__Prompt__: Copy exactly the lines that run from the top of the listing to the line containing "77.9, 45.0, 34.8];", both ends included, and omit the pictures.

— START Extracted data —

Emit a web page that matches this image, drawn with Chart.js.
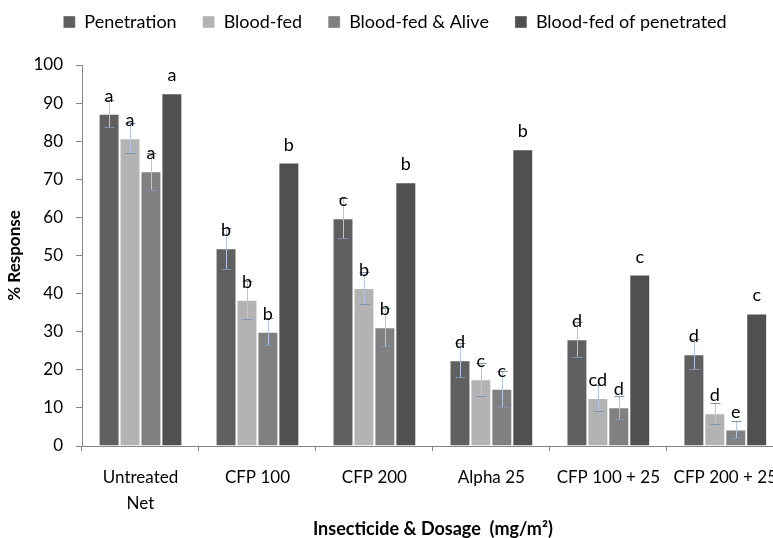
<!DOCTYPE html>
<html>
<head>
<meta charset="utf-8">
<script src="https://cdn.jsdelivr.net/npm/chart.js@4.4.1/dist/chart.umd.min.js"></script>
<style>
    html, body { margin: 0; padding: 0; background: #fff; overflow: hidden; }
    #wrap { width: 790px; height: 538px; }
</style>
</head>
<body>
<div id="wrap"><canvas id="chart"></canvas></div>
<script>
// Treatments and response values (%)
const categories = [['Untreated', 'Net'], 'CFP 100', 'CFP 200', 'Alpha 25', 'CFP 100 + 25', 'CFP 200 + 25'];
const penetration = [87.2, 51.9, 59.8, 22.5, 28.0, 24.1];
const bloodFed = [80.8, 38.4, 41.5, 17.5, 12.6, 8.6];
const bloodFedAlive = [72.1, 30.0, 31.2, 15.0, 10.2, 4.3];
const bloodFedOfPenetrated = [92.6, 74.4, 69.2, 77.9, 45.0, 34.8];

// Standard errors
const penetrationErr = [3.6, 5.4, 5.2, 4.5, 4.6, 3.9];
const bloodFedErr = [4.0, 5.0, 4.1, 4.4, 3.4, 2.8];
const bloodFedAliveErr = [4.8, 3.6, 5.0, 4.8, 3.0, 2.3];

// Significance letters
const penetrationSig = ['a', 'b', 'c', 'd', 'd', 'd'];
const bloodFedSig = ['a', 'b', 'b', 'c', 'cd', 'd'];
const bloodFedAliveSig = ['a', 'b', 'b', 'c', 'd', 'e'];
const bloodFedOfPenetratedSig = ['a', 'b', 'b', 'b', 'c', 'c'];

const yTicks = [0, 10, 20, 30, 40, 50, 60, 70, 80, 90, 100];

const FONT = 'Lato, "Open Sans", sans-serif';

// Error bars with caps
const errorBars = {
    id: 'errorBars',
    afterDatasetsDraw(chart) {
        const ctx = chart.ctx;
        const y = chart.scales.y;
        chart.data.datasets.forEach((ds, di) => {
            if (!ds.errors) return;
            const meta = chart.getDatasetMeta(di);
            meta.data.forEach((bar, i) => {
                const v = ds.data[i], e = ds.errors[i];
                const top = y.getPixelForValue(v + e);
                const bot = y.getPixelForValue(v - e);
                const x = Math.round(bar.x) + 0.5;
                ctx.save();
                ctx.lineWidth = 1;
                ctx.strokeStyle = '#b4c6e0';
                ctx.beginPath();
                ctx.moveTo(x, top);
                ctx.lineTo(x, bot);
                ctx.stroke();
                ctx.strokeStyle = '#7f93ad';
                ctx.beginPath();
                ctx.moveTo(x - 5, Math.round(top) + 0.5);
                ctx.lineTo(x + 5, Math.round(top) + 0.5);
                ctx.moveTo(x - 5, Math.round(bot) + 0.5);
                ctx.lineTo(x + 5, Math.round(bot) + 0.5);
                ctx.stroke();
                ctx.restore();
            });
        });
    }
};

// Letters above each bar
const sigLabels = {
    id: 'sigLabels',
    afterDatasetsDraw(chart) {
        const ctx = chart.ctx;
        ctx.save();
        ctx.font = '18px ' + FONT;
        ctx.fillStyle = '#000';
        ctx.textAlign = 'center';
        ctx.textBaseline = 'alphabetic';
        chart.data.datasets.forEach((ds, di) => {
            const meta = chart.getDatasetMeta(di);
            meta.data.forEach((bar, i) => {
                ctx.fillText(ds.letters[i], bar.x, bar.y - 12);
            });
        });
        ctx.restore();
    }
};

// Extra room under the legend
const legendGap = {
    id: 'legendGap',
    beforeInit(chart) {
        const fit = chart.legend.fit;
        chart.legend.fit = function () {
            fit.bind(chart.legend)();
            this.height += 24;
        };
    }
};

new Chart(document.getElementById('chart'), {
    type: 'bar',
    data: {
        labels: categories,
        datasets: [
            { label: 'Penetration', data: penetration, errors: penetrationErr, letters: penetrationSig, backgroundColor: '#606060' },
            { label: 'Blood-fed', data: bloodFed, errors: bloodFedErr, letters: bloodFedSig, backgroundColor: '#b3b3b3' },
            { label: 'Blood-fed & Alive', data: bloodFedAlive, errors: bloodFedAliveErr, letters: bloodFedAliveSig, backgroundColor: '#808080' },
            { label: 'Blood-fed of penetrated', data: bloodFedOfPenetrated, letters: bloodFedOfPenetratedSig, backgroundColor: '#505050' }
        ]
    },
    options: {
        responsive: true,
        maintainAspectRatio: false,
        animation: false,
        datasets: {
            bar: {
                categoryPercentage: 0.716,
                barPercentage: 1.0,
                borderColor: 'rgba(255,255,255,0.35)',
                borderWidth: 1
            }
        },
        layout: { padding: { top: -13, left: 0, right: 0, bottom: 0 } },
        plugins: {
            legend: {
                position: 'top',
                labels: {
                    font: { family: FONT, size: 18 },
                    color: '#000',
                    boxWidth: 12,
                    boxHeight: 12,
                    padding: 26
                }
            },
            tooltip: { enabled: false }
        },
        scales: {
            x: {
                grid: { display: true, drawOnChartArea: false, tickLength: 5, color: '#868686' },
                border: { color: '#868686' },
                ticks: {
                    font: { family: FONT, size: 17, lineHeight: 1.55 },
                    color: '#000',
                    padding: 13,
                    maxRotation: 0,
                    autoSkip: false
                },
                title: {
                    display: true,
                    text: 'Insecticide & Dosage  (mg/m²)',
                    font: { family: FONT, size: 18, weight: 'bold' },
                    color: '#000',
                    padding: { top: 0, bottom: -2 }
                },
                afterFit(scale) { scale.height = 92; }
            },
            y: {
                min: 0,
                max: 100,
                afterBuildTicks(scale) { scale.ticks = yTicks.map(v => ({ value: v })); },
                grid: { display: true, drawOnChartArea: false, tickLength: 6, color: '#868686' },
                border: { color: '#868686' },
                ticks: {
                    font: { family: FONT, size: 17 },
                    color: '#000',
                    padding: 13
                },
                title: {
                    display: true,
                    text: '% Response',
                    font: { family: FONT, size: 17, weight: 'bold' },
                    color: '#000',
                    padding: { top: 4, bottom: 0 }
                },
                afterFit(scale) { scale.width = 82; }
            }
        }
    },
    plugins: [errorBars, sigLabels, legendGap]
});
</script>
</body>
</html>
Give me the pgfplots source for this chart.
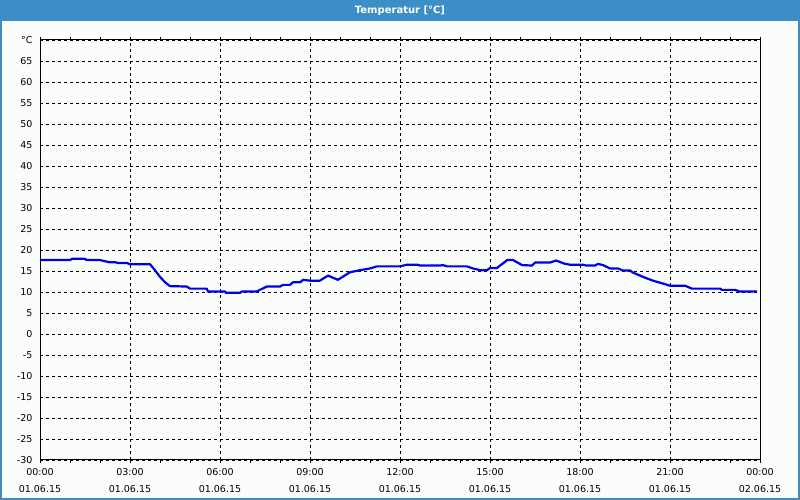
\documentclass[border=0pt]{standalone}
\usepackage{fontspec}
\setmainfont{DejaVu Sans}
\usepackage{pgfplots}
\pgfplotsset{compat=1.18}
\definecolor{barblue}{RGB}{60,143,198}
\definecolor{bgwhite}{RGB}{251,253,251}
\definecolor{lineblue}{RGB}{0,0,235}

\begin{document}
\begin{tikzpicture}[x=1pt,y=1pt]
% Rahmen und Titelleiste
\useasboundingbox (0,0) rectangle (800,500);
\fill[bgwhite] (0,0) rectangle (800,500);
\fill[barblue] (0,479) rectangle (800,500);
\draw[barblue, line width=2pt] (1,1) rectangle (799,499);
\node[white, font=\bfseries\fontsize{10}{12}\selectfont] at (400,489.5) {Temperatur [°C]};

\begin{axis}[
    at={(40pt,40pt)}, anchor=south west,
    scale only axis, width=720pt, height=420pt,
    xmin=0, xmax=24, ymin=-30, ymax=70,
    axis line style={black, line width=1pt},
    xtick={0,3,...,24},
    minor xtick={1,2,4,5,7,8,10,11,13,14,16,17,19,20,22,23},
    xticklabels={{00:00\\01.06.15},{03:00\\01.06.15},{06:00\\01.06.15},
                 {09:00\\01.06.15},{12:00\\01.06.15},{15:00\\01.06.15},
                 {18:00\\01.06.15},{21:00\\01.06.15},{00:00\\02.06.15}},
    ytick={-30,-25,...,70},
    yticklabels={-30,-25,-20,-15,-10,-5,0,5,10,15,20,25,30,35,40,45,50,55,60,65,°C},
    tick align=outside,
    major tick length=3pt, minor tick length=3pt,
    xtick style={black, line width=0.8pt},
    ytick style={draw=none},
    xmajorgrids, ymajorgrids,
    major grid style={black, line width=0.8pt, dash pattern=on 3pt off 3pt},
    xticklabel style={align=center, font=\fontsize{9.5}{17}\selectfont, yshift=-2pt},
    yticklabel style={font=\fontsize{9.5}{11}\selectfont, xshift=-1pt},
    clip=true,
]
\addplot[lineblue, line width=2.2pt, line join=round] coordinates {
(0,17.6) (1.0,17.6) (1.07,17.9) (1.5,17.9) (1.55,17.6) (2.0,17.6) (2.3,17.1)
(2.5,17.1) (2.6,16.9) (2.9,16.9) (3.0,16.6) (3.67,16.6) (3.83,15.2) (4.0,13.6)
(4.17,12.3) (4.33,11.4) (4.89,11.3) (5.0,10.8) (5.56,10.8) (5.6,10.1) (6.17,10.1)
(6.2,9.8) (6.67,9.8) (6.72,10.1) (7.22,10.1) (7.33,10.5) (7.56,11.3) (8.0,11.3)
(8.1,11.7) (8.33,11.7) (8.43,12.3) (8.67,12.3) (8.77,12.9) (9.0,12.7) (9.33,12.7)
(9.6,13.9) (9.93,12.9) (10.33,14.7) (10.67,15.2) (11.0,15.6) (11.23,16.1) (12.0,16.1)
(12.23,16.5) (12.57,16.5) (12.67,16.3) (13.33,16.3) (13.43,16.4) (13.57,16.1) (14.23,16.1)
(14.43,15.6) (14.67,15.2) (14.9,15.2) (15.0,15.7) (15.23,15.7) (15.43,16.8) (15.57,17.6)
(15.77,17.6) (16.07,16.4) (16.4,16.3) (16.5,17.0) (17.0,17.0) (17.2,17.5) (17.5,16.7)
(17.67,16.5) (18.1,16.5) (18.2,16.3) (18.5,16.3) (18.6,16.7) (18.77,16.4) (19.0,15.6)
(19.27,15.6) (19.43,15.1) (19.67,15.1) (19.77,14.6) (20.1,13.6) (20.43,12.7) (20.77,12.0)
(21.0,11.5) (21.5,11.5) (21.73,10.8) (22.67,10.8) (22.73,10.5) (23.17,10.5) (23.33,10.1)
(23.9,10.1)
};
\end{axis}
\end{tikzpicture}
\end{document}
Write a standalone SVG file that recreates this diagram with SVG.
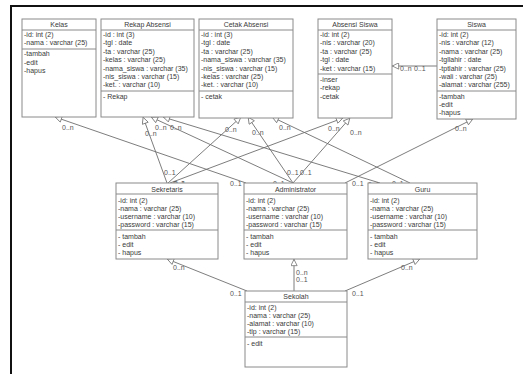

— END Extracted data —

__Full response__:
Emit a web page that matches this image, drawn with Chart.js.
<!DOCTYPE html>
<html>
<head>
<meta charset="utf-8">
<script src="https://cdn.jsdelivr.net/npm/chart.js@4.4.1/dist/chart.umd.min.js"></script>
<style>
    html, body { margin: 0; padding: 0; background: #fff; overflow: hidden; }
    #wrap { width: 790px; height: 538px; }
</style>
</head>
<body>
<div id="wrap"><canvas id="chart"></canvas></div>
<script>
// Treatments and response values (%)
const categories = [['Untreated', 'Net'], 'CFP 100', 'CFP 200', 'Alpha 25', 'CFP 100 + 25', 'CFP 200 + 25'];
const penetration = [87.2, 51.9, 59.8, 22.5, 28.0, 24.1];
const bloodFed = [80.8, 38.4, 41.5, 17.5, 12.6, 8.6];
const bloodFedAlive = [72.1, 30.0, 31.2, 15.0, 10.2, 4.3];
const bloodFedOfPenetrated = [92.6, 74.4, 69.2, 77.9, 45.0, 34.8];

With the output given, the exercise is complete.